Copy the records below exactly, starting at the line that contains "Write the D3.js code for this chart." and ending at the line that contains "4.5], [15, 3.5]];"; leave out any pictures.

Excerpted data:
* START *

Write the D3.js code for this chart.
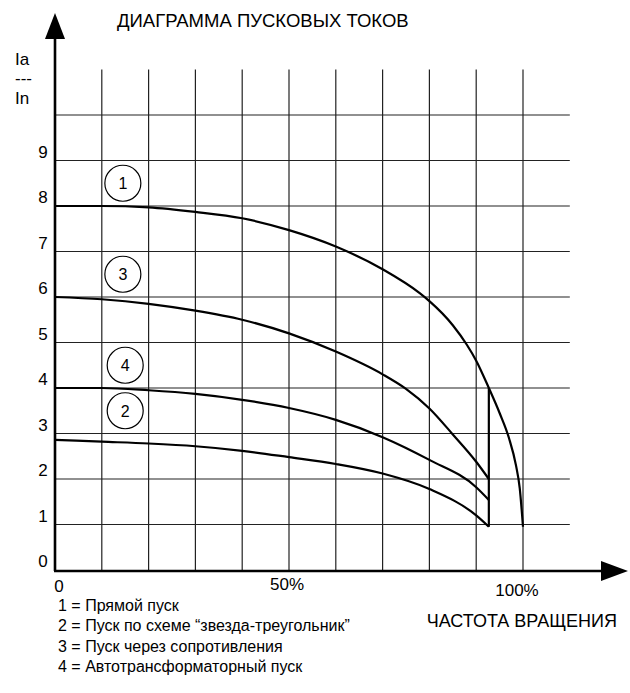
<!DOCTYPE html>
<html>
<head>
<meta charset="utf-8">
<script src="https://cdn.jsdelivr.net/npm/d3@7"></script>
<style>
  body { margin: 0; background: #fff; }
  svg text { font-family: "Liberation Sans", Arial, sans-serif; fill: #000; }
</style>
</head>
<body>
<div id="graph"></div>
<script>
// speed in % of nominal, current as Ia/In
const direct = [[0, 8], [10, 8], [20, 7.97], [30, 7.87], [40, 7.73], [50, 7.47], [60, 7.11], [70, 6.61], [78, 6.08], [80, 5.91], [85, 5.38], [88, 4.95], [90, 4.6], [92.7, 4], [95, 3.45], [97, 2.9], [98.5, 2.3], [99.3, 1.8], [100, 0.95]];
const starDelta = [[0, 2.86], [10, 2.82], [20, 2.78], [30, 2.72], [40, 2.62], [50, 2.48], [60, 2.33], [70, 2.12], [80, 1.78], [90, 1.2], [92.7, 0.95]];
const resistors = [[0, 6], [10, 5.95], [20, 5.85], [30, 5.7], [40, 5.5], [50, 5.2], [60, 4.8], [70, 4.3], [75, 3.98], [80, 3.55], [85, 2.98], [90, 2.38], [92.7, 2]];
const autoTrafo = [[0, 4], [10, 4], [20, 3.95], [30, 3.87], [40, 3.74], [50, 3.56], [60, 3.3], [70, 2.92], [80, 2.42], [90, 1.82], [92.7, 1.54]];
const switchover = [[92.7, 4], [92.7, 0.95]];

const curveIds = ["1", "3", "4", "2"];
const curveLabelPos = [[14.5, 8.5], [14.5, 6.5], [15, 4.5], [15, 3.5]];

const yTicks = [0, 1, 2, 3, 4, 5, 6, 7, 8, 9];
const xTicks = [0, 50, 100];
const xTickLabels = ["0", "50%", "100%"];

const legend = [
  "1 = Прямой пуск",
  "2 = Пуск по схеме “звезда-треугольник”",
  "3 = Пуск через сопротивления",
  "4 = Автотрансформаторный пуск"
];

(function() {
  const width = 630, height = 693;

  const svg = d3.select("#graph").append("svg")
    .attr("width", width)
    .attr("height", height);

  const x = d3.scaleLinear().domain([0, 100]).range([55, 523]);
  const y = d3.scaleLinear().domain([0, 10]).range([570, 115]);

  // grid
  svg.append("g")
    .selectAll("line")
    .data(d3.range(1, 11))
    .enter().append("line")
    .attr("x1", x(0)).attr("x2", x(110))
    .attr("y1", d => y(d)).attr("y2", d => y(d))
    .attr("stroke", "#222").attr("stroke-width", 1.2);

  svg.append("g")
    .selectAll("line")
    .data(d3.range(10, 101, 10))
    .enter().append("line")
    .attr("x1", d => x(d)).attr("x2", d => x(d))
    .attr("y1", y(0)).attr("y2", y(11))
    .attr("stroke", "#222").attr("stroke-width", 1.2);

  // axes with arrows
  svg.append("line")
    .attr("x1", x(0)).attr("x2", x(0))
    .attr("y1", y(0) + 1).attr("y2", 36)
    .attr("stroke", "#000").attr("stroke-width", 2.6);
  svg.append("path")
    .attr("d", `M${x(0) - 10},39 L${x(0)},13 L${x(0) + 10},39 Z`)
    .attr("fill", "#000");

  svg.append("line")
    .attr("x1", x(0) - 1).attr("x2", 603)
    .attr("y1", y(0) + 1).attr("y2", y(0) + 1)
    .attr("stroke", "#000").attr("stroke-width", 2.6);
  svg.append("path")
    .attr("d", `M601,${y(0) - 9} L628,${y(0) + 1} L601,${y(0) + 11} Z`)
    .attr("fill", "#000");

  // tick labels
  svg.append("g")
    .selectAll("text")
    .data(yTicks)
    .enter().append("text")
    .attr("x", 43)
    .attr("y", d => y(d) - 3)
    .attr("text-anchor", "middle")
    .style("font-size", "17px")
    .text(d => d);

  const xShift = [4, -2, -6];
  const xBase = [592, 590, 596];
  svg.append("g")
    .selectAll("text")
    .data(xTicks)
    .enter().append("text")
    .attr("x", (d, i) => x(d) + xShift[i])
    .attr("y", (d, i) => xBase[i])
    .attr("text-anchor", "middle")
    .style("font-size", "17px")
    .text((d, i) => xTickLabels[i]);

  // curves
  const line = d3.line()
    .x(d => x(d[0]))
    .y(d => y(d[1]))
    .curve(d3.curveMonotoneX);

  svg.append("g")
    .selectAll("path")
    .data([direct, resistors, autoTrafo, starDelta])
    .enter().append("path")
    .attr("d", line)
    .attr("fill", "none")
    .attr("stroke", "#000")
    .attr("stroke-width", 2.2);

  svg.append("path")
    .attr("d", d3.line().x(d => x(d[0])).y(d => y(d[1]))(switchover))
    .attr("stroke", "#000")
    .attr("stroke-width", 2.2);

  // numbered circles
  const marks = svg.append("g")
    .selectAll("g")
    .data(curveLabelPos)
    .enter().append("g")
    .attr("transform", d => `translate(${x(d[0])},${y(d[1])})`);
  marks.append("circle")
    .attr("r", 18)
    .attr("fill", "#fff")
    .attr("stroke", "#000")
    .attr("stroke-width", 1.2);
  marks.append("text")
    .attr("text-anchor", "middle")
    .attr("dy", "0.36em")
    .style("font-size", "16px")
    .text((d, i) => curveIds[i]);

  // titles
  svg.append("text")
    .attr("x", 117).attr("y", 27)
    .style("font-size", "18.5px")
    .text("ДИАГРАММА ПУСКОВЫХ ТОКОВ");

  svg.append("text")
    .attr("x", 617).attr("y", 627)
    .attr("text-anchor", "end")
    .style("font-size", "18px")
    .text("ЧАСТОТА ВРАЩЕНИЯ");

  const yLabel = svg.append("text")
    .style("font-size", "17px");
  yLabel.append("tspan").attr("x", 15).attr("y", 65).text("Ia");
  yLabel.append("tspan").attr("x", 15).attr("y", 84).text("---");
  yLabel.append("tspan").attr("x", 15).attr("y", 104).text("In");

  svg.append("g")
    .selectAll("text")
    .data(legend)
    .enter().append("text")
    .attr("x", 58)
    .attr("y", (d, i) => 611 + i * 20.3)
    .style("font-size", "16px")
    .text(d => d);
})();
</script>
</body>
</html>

* END *
* START *

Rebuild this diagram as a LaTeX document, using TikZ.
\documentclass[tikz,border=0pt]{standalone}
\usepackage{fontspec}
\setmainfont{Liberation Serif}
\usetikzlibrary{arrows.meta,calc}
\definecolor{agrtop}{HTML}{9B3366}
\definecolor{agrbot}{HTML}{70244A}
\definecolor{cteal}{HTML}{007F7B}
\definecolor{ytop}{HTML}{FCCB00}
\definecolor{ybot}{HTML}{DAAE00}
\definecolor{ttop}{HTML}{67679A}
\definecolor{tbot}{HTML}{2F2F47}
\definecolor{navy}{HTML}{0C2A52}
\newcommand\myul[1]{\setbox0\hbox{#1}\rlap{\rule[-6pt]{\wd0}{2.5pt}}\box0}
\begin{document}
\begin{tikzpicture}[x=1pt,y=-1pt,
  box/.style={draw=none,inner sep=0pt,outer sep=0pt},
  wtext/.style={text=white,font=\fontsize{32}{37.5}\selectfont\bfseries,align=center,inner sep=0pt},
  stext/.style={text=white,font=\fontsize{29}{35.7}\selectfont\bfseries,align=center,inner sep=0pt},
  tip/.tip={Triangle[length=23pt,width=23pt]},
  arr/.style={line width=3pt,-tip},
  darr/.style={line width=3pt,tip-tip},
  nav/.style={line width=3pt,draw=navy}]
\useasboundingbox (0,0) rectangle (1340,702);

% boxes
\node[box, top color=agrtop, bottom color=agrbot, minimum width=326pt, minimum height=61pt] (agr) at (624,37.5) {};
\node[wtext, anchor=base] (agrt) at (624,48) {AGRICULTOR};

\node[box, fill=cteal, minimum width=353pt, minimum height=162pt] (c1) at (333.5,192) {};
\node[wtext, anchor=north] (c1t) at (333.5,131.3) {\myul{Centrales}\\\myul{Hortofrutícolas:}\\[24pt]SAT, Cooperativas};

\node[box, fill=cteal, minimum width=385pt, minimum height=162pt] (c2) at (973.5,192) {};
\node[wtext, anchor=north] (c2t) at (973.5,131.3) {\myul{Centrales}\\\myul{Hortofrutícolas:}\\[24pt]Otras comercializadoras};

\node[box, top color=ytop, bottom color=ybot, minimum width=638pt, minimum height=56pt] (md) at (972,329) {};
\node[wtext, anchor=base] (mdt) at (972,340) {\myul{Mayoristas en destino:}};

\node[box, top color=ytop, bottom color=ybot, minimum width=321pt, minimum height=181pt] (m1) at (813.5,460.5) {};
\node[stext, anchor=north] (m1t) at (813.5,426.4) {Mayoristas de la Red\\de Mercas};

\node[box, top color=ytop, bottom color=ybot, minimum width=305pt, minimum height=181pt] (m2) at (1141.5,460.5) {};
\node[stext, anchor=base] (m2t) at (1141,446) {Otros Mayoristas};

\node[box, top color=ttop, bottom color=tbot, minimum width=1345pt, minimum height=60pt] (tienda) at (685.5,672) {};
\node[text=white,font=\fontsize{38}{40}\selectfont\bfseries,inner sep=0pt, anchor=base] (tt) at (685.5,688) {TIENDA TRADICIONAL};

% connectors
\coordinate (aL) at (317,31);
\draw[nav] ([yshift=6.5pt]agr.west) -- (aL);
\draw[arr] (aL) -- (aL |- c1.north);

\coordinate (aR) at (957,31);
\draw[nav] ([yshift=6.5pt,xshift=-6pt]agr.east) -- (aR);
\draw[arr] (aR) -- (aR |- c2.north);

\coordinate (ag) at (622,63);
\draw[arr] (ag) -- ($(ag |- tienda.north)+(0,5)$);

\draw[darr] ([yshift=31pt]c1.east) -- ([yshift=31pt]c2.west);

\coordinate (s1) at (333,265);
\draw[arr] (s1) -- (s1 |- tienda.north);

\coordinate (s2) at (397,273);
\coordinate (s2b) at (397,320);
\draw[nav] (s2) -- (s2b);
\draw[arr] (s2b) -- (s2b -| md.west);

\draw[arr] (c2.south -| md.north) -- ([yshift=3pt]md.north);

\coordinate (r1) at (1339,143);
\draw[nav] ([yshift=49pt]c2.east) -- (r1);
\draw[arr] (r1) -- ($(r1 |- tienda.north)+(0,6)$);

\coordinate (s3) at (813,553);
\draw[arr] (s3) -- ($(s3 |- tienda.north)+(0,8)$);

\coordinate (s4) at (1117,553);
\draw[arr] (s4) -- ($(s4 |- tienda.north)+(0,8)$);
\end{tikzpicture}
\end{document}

* END *

Answer to the exercise:
Write the D3.js code for this chart.
<!DOCTYPE html>
<html>
<head>
<meta charset="utf-8">
<script src="https://cdn.jsdelivr.net/npm/d3@7"></script>
<style>
  body { margin: 0; background: #fff; }
  svg text { font-family: "Liberation Sans", Arial, sans-serif; fill: #000; }
</style>
</head>
<body>
<div id="graph"></div>
<script>
// speed in % of nominal, current as Ia/In
const direct = [[0, 8], [10, 8], [20, 7.97], [30, 7.87], [40, 7.73], [50, 7.47], [60, 7.11], [70, 6.61], [78, 6.08], [80, 5.91], [85, 5.38], [88, 4.95], [90, 4.6], [92.7, 4], [95, 3.45], [97, 2.9], [98.5, 2.3], [99.3, 1.8], [100, 0.95]];
const starDelta = [[0, 2.86], [10, 2.82], [20, 2.78], [30, 2.72], [40, 2.62], [50, 2.48], [60, 2.33], [70, 2.12], [80, 1.78], [90, 1.2], [92.7, 0.95]];
const resistors = [[0, 6], [10, 5.95], [20, 5.85], [30, 5.7], [40, 5.5], [50, 5.2], [60, 4.8], [70, 4.3], [75, 3.98], [80, 3.55], [85, 2.98], [90, 2.38], [92.7, 2]];
const autoTrafo = [[0, 4], [10, 4], [20, 3.95], [30, 3.87], [40, 3.74], [50, 3.56], [60, 3.3], [70, 2.92], [80, 2.42], [90, 1.82], [92.7, 1.54]];
const switchover = [[92.7, 4], [92.7, 0.95]];

const curveIds = ["1", "3", "4", "2"];
const curveLabelPos = [[14.5, 8.5], [14.5, 6.5], [15, 4.5], [15, 3.5]];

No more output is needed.